- Your objective -
Faithfully return all lines, omitting every embedded picture.

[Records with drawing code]
• • •

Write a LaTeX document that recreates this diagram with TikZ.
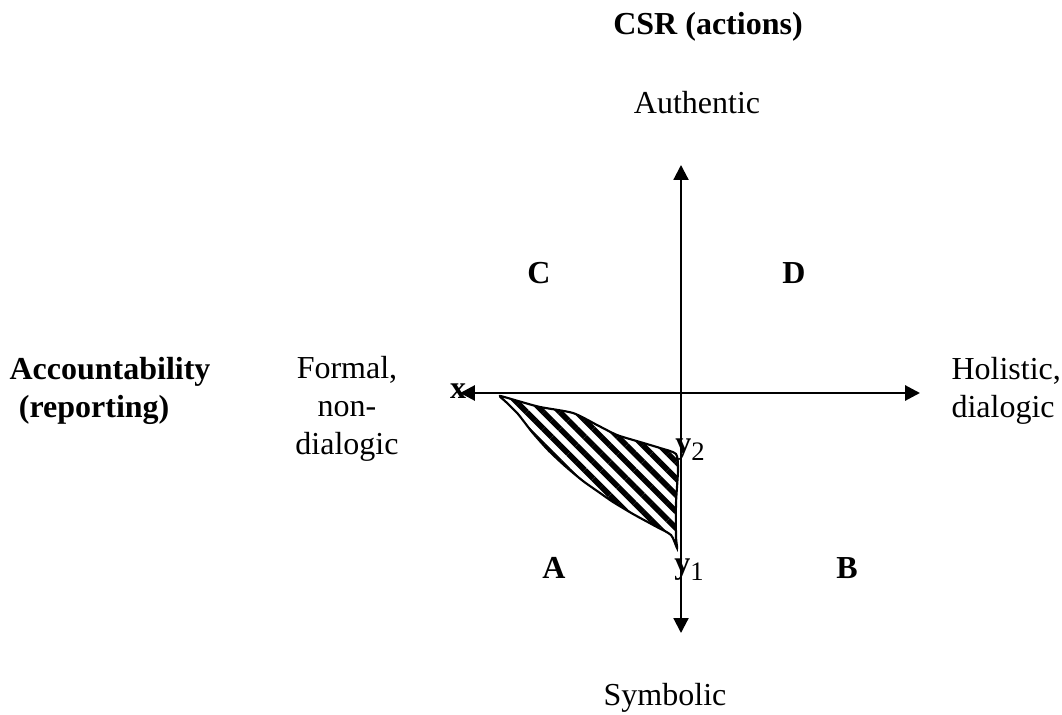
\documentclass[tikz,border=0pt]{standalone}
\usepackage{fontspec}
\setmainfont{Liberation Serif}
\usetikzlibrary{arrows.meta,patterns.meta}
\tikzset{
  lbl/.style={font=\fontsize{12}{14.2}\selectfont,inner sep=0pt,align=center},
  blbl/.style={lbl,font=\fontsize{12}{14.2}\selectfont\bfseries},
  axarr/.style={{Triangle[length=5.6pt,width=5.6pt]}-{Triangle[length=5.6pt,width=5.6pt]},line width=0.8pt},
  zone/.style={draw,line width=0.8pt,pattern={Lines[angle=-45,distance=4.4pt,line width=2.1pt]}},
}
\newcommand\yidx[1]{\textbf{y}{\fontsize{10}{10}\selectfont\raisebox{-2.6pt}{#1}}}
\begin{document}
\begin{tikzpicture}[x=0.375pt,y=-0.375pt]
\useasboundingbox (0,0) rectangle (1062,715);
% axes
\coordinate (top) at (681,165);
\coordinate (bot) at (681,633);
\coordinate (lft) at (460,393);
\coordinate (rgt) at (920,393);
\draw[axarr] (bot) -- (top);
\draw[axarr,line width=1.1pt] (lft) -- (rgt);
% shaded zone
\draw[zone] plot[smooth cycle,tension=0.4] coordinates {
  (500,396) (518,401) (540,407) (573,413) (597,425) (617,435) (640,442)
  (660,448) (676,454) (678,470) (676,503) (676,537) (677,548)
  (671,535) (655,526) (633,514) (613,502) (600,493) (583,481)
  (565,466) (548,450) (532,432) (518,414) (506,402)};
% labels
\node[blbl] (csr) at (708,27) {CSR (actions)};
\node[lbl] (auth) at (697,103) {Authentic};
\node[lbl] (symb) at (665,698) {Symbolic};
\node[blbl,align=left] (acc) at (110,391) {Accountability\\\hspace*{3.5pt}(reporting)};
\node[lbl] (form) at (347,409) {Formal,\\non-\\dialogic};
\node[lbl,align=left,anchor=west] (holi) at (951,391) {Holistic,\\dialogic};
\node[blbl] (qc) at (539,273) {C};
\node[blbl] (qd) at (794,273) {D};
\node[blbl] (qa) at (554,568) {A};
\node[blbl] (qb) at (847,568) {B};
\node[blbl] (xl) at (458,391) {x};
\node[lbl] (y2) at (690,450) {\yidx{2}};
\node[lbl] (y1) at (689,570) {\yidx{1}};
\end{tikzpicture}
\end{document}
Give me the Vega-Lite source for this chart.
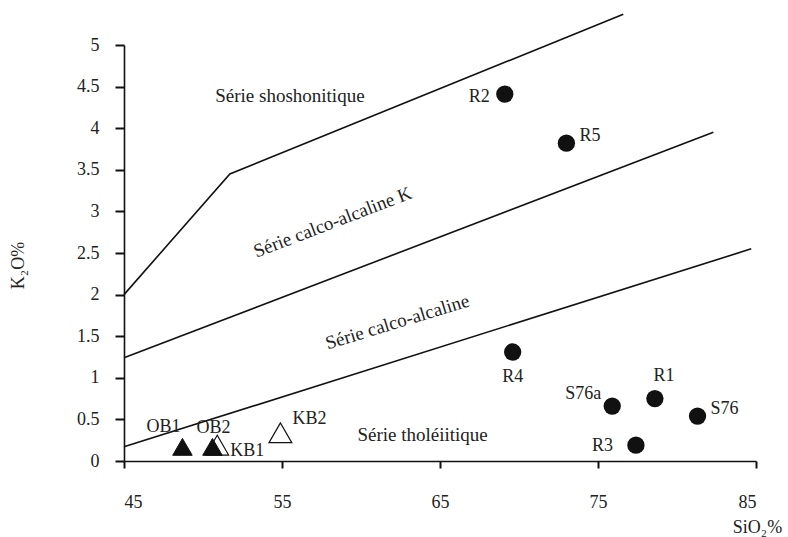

• • •

- Response to the exercise -
Write a LaTeX document that recreates this diagram with TikZ.
\documentclass[tikz,border=0pt]{standalone}
\usepackage{fontspec}
\setmainfont{Liberation Serif}
\usetikzlibrary{arrows.meta,patterns.meta}
\tikzset{
  lbl/.style={font=\fontsize{12}{14.2}\selectfont,inner sep=0pt,align=center},
  blbl/.style={lbl,font=\fontsize{12}{14.2}\selectfont\bfseries},
  axarr/.style={{Triangle[length=5.6pt,width=5.6pt]}-{Triangle[length=5.6pt,width=5.6pt]},line width=0.8pt},
  zone/.style={draw,line width=0.8pt,pattern={Lines[angle=-45,distance=4.4pt,line width=2.1pt]}},
}
\newcommand\yidx[1]{\textbf{y}{\fontsize{10}{10}\selectfont\raisebox{-2.6pt}{#1}}}
\begin{document}
\begin{tikzpicture}[x=0.375pt,y=-0.375pt]
\useasboundingbox (0,0) rectangle (1062,715);
% axes
\coordinate (top) at (681,165);
\coordinate (bot) at (681,633);
\coordinate (lft) at (460,393);
\coordinate (rgt) at (920,393);
\draw[axarr] (bot) -- (top);
\draw[axarr,line width=1.1pt] (lft) -- (rgt);
% shaded zone
\draw[zone] plot[smooth cycle,tension=0.4] coordinates {
  (500,396) (518,401) (540,407) (573,413) (597,425) (617,435) (640,442)
  (660,448) (676,454) (678,470) (676,503) (676,537) (677,548)
  (671,535) (655,526) (633,514) (613,502) (600,493) (583,481)
  (565,466) (548,450) (532,432) (518,414) (506,402)};
% labels
\node[blbl] (csr) at (708,27) {CSR (actions)};
\node[lbl] (auth) at (697,103) {Authentic};
\node[lbl] (symb) at (665,698) {Symbolic};
\node[blbl,align=left] (acc) at (110,391) {Accountability\\\hspace*{3.5pt}(reporting)};
\node[lbl] (form) at (347,409) {Formal,\\non-\\dialogic};
\node[lbl,align=left,anchor=west] (holi) at (951,391) {Holistic,\\dialogic};
\node[blbl] (qc) at (539,273) {C};
\node[blbl] (qd) at (794,273) {D};
\node[blbl] (qa) at (554,568) {A};
\node[blbl] (qb) at (847,568) {B};
\node[blbl] (xl) at (458,391) {x};
\node[lbl] (y2) at (690,450) {\yidx{2}};
\node[lbl] (y1) at (689,570) {\yidx{1}};
\end{tikzpicture}
\end{document}
Give me the Vega-Lite source for this chart.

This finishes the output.